The Respondents refuted the claims, asserting that under Clause 5.6 of the MoU, all liabilities of the Corporate Debtor prior to 31.07.2016 were to be borne by the Appellants. They argued that the transactions underlying the Section 7 application predated the MoU, making them non-recoverable from the Respondents. Further, they contended that the Appellants, being in control of the Corporate Debtor during the alleged debt creation, effectively sought recovery of amounts they owed themselves. The Khetan Group had already undertaken liabilities worth Rs. 52.06 crore and made additional payments in furtherance of the MoU.
The Respondents also emphasized that the dispute had been mutually referred to arbitration, rendering the Section 7 application infructuous. The arbitral award dated 15.11.2019 had been executed before the Commercial Court at Raipur, and the challenge under Section 34 of the Arbitration and Conciliation Act had been dismissed. Despite the Appellants' appeal under Section 37, no stay had been granted, making the arbitral award binding.

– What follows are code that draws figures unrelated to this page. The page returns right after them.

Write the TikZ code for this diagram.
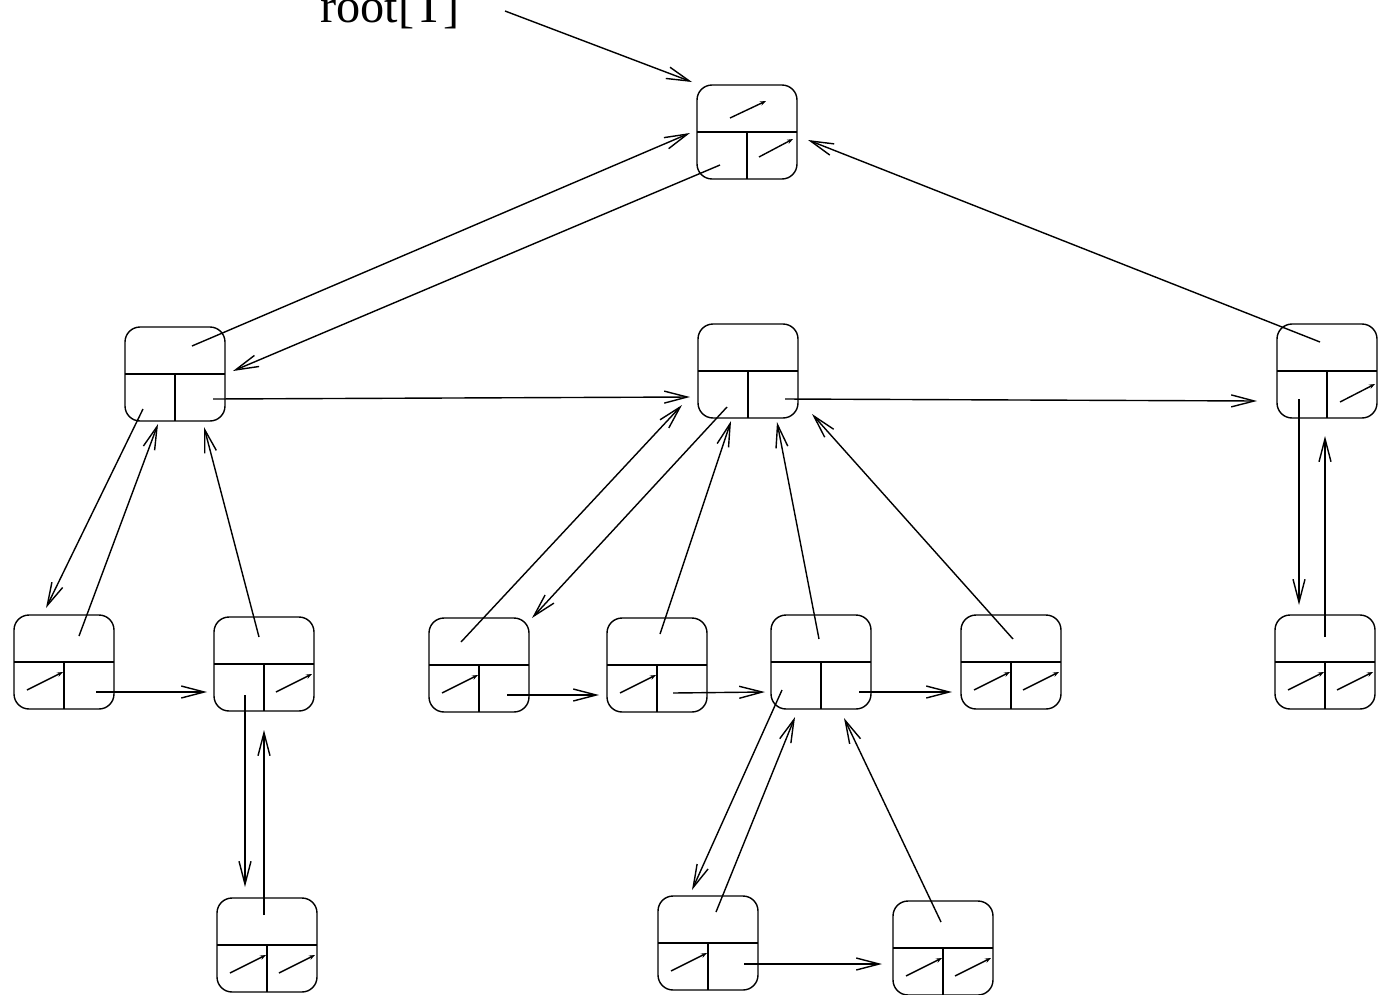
\documentclass[tikz,border=0pt]{standalone}
\usepackage{fontspec}
\setmainfont{Liberation Serif}
\usetikzlibrary{arrows.meta}

\begin{document}
\begin{tikzpicture}[x=0.02cm, y=-0.02cm, line width=0.8pt,
  cell/.style={draw, rounded corners=0.3cm, minimum width=2cm, minimum height=1.88cm, inner sep=0pt,
    path picture={\draw (path picture bounding box.west) -- (path picture bounding box.east)
      (path picture bounding box.center) -- (path picture bounding box.south);}},
  ptr/.style={-{Straight Barb[length=4.6mm, width=2.4mm]}},
  nil/.style={-{Stealth[length=1.2mm, width=0.9mm]}},
  lab/.style={font=\fontsize{27.5}{30}\selectfont, anchor=base, inner sep=0pt}]
\useasboundingbox (0,0) rectangle (1389,994);
\node[lab] (lbl) at (390,22) {root[T]};
\node[cell] (root) at (747,132) {};
\node[cell] (A) at (175,374) {};
\node[cell] (B) at (748,371) {};
\node[cell] (C) at (1327,371) {};
\node[cell] (A1) at (64,662) {};
\node[cell] (A2) at (264,664) {};
\node[cell] (A2a) at (267,945) {};
\node[cell] (B1) at (479,665) {};
\node[cell] (B2) at (657,665) {};
\node[cell] (B3) at (821,662) {};
\node[cell] (B4) at (1011,662) {};
\node[cell] (C1) at (1325,662) {};
\node[cell] (B3a) at (708,943) {};
\node[cell] (B3b) at (943,948) {};
% nil pointers
\draw[nil] ([shift={(-17,-14)}]root.center) -- ++(36,-17); \draw[nil] ([shift={(12,25)}]root.center) -- ++(34,-18);
\draw[nil] ([shift={(13,31)}]C.center) -- ++(35,-18);
\draw[nil] ([shift={(-37,28)}]A1.center) -- ++(36,-18); \draw[nil] ([shift={(12,28)}]A2.center) -- ++(36,-18);
\draw[nil] ([shift={(-37,28)}]A2a.center) -- ++(36,-18); \draw[nil] ([shift={(12,28)}]A2a.center) -- ++(36,-18);
\draw[nil] ([shift={(-37,28)}]B1.center) -- ++(36,-18); \draw[nil] ([shift={(-37,28)}]B2.center) -- ++(36,-18);
\draw[nil] ([shift={(-37,28)}]B4.center) -- ++(36,-18); \draw[nil] ([shift={(12,28)}]B4.center) -- ++(36,-18);
\draw[nil] ([shift={(-37,28)}]C1.center) -- ++(36,-18); \draw[nil] ([shift={(12,28)}]C1.center) -- ++(36,-18);
\draw[nil] ([shift={(-37,28)}]B3a.center) -- ++(36,-18);
\draw[nil] ([shift={(-37,28)}]B3b.center) -- ++(36,-18); \draw[nil] ([shift={(12,28)}]B3b.center) -- ++(36,-18);
% links
\draw[ptr] ([shift={(115,-11)}]lbl.base) -- ([shift={(-55,-50)}]root.center);
\draw[ptr] ([shift={(17,-28)}]A.center) -- ([shift={(-57,1)}]root.center);
\draw[ptr] ([shift={(-27,33)}]root.center) -- ([shift={(58,-3)}]A.center);
\draw[ptr] ([shift={(-7,-29)}]C.center) -- ([shift={(61,8)}]root.center);
\draw[ptr] ([shift={(38,25)}]A.center) -- ([shift={(-58,26)}]B.center);
\draw[ptr] ([shift={(37,28)}]B.center) -- ([shift={(-70,30)}]C.center);
\draw[ptr] ([shift={(-32,35)}]A.center) -- ([shift={(-18,-54)}]A1.center);
\draw[ptr] ([shift={(15,-26)}]A1.center) -- ([shift={(-17,50)}]A.center);
\draw[ptr] ([shift={(-5,-27)}]A2.center) -- ([shift={(29,53)}]A.center);
\draw[ptr] ([shift={(32,30)}]A1.center) -- ([shift={(-57,28)}]A2.center);
\draw[ptr] ([shift={(-19,31)}]A2.center) -- ([shift={(-22,-58)}]A2a.center);
\draw[ptr] ([shift={(-3,-30)}]A2a.center) -- ([shift={(0,66)}]A2.center);
\draw[ptr] ([shift={(-18,-23)}]B1.center) -- ([shift={(-66,34)}]B.center);
\draw[ptr] ([shift={(-21,36)}]B.center) -- ([shift={(53,-47)}]B1.center);
\draw[ptr] ([shift={(3,-31)}]B2.center) -- ([shift={(-17,50)}]B.center);
\draw[ptr] ([shift={(-2,-23)}]B3.center) -- ([shift={(29,51)}]B.center);
\draw[ptr] ([shift={(2,-23)}]B4.center) -- ([shift={(64,43)}]B.center);
\draw[ptr] ([shift={(28,30)}]B1.center) -- ([shift={(-58,30)}]B2.center);
\draw[ptr] ([shift={(16,28)}]B2.center) -- ([shift={(-56,30)}]B3.center);
\draw[ptr] ([shift={(38,30)}]B3.center) -- ([shift={(-59,30)}]B4.center);
\draw[ptr] ([shift={(-39,28)}]B3.center) -- ([shift={(-16,-53)}]B3a.center);
\draw[ptr] ([shift={(8,-31)}]B3a.center) -- ([shift={(-26,55)}]B3.center);
\draw[ptr] ([shift={(-2,-26)}]B3b.center) -- ([shift={(23,56)}]B3.center);
\draw[ptr] ([shift={(36,21)}]B3a.center) -- ([shift={(-61,16)}]B3b.center);
\draw[ptr] ([shift={(-28,28)}]C.center) -- ([shift={(-26,-57)}]C1.center);
\draw[ptr] ([shift={(0,-25)}]C1.center) -- ([shift={(-2,65)}]C.center);
\end{tikzpicture}
\end{document}
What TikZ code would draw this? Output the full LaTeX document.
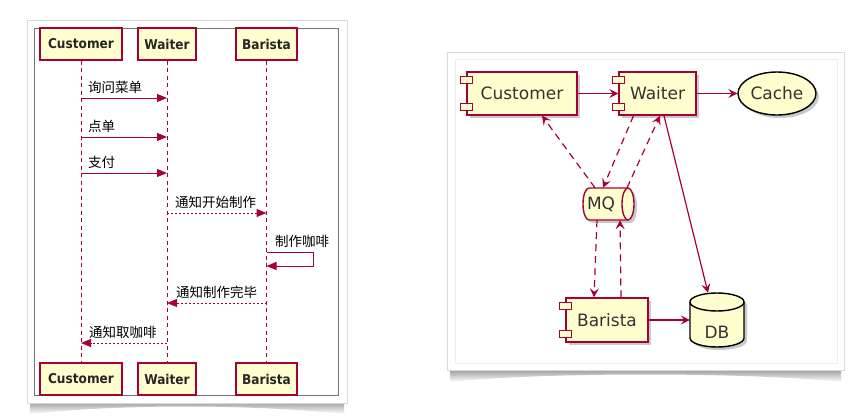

The NCLAT, after multiple hearings, observed that the Section 7 application lacked substantiating documents, including a loan agreement, agreed interest rate, and defined default. The Tribunal affirmed the Adjudicating Authority’s findings that neither debt nor default had been reasonably proved, leading to the dismissal of the appeal. Subsequently, the matter was reserved for judgment on 19.12.2024. However, during the intervening period, the parties engaged in discussions and entered into a Settlement Agreement on 15.01.2025, resolving their disputes amicably.
Mr. Gaurav Mitra, Mr. Kumarjit Banerjee, Ms. Sanchari Chakroborty, Mr. Devanshu Laling, Mr. Aadil Nausahad and Mr. Ishan Roy Chowdhury, Advocates represented the Appellants.
Mr. Joy Saha Sr. Advocate with Mr. Sidhartha Sharma, Mr. Arjun Asthana, Ms. Shalini Basu and Ms. Kriti Gera, Advocates appeared for the Respondent.